I decided to make sweet potato fries, baked, to go with a lean burger recipe. I love sweet potato fries and was really making these for myself. Imagine my shock as I watched my kid eat one, two, four helpings of that orange food.
Then the one thing I had missed finally came to me! Texture! My child also would not eat mashed potatoes and other mashed foods. It had little to do with orange, other than the first orange dishes I tried shared that same soft texture. I finally understood why she would eat some orange recipes and not others. Texture.
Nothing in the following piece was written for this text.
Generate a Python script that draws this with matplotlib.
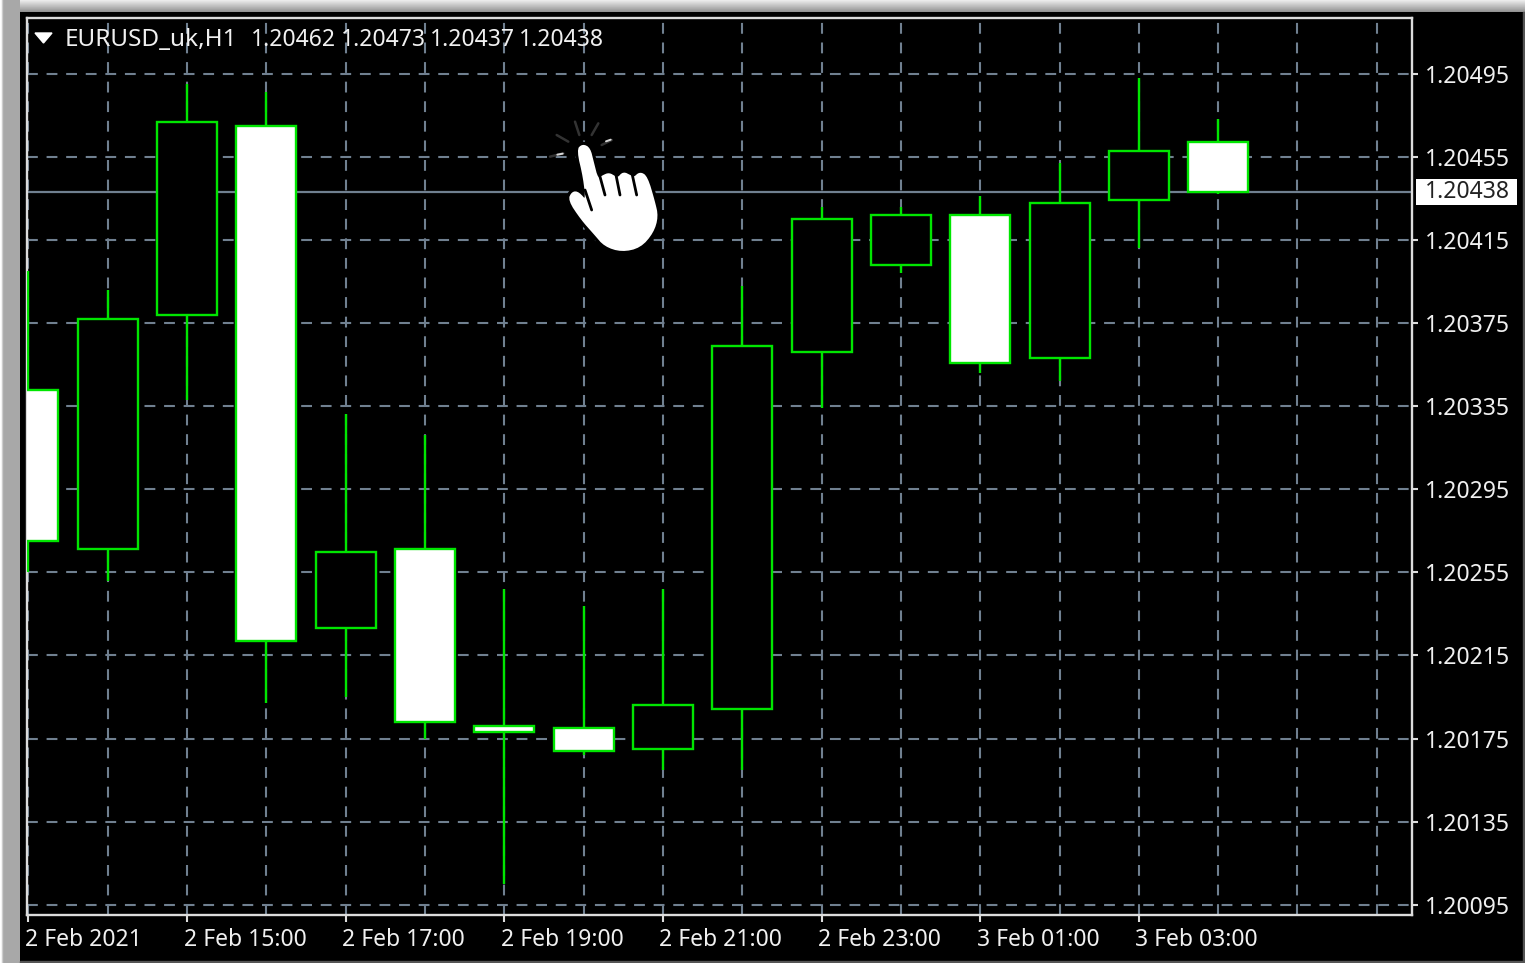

These days, I avoid a lot of the mashed vegetable recipes, or fix them for myself and my spouse — knowing they will probably be refused by the kiddo. I’m okay with this. A lot of kids have even more extreme reactions to textures. For those kids, some of these tips may work:
- Try a vegetable both cooked and raw where possible. Some kids love crunch, some don’t.
- For kids who have issues even eating fruit, try recipes where the texture is extra kid-friendly like smoothies and popsicles.
- Try to prepare green vegetables like broccoli and green beans to a “tender crisp” point and no more. This texture offers the best flavor and crunch.
- Explore recipes that leverage the textures your kid will eat. Expand from here as your kids gets older and past his pickiest phase.
- When you are stumped by a food behavior, sometimes the issue is not what you think. I thought orange was the problem, not texture! Explore all the tips in the series sooner rather than later so you don’t end up preparing, say, 200 lbs. of winter squash before you solve it!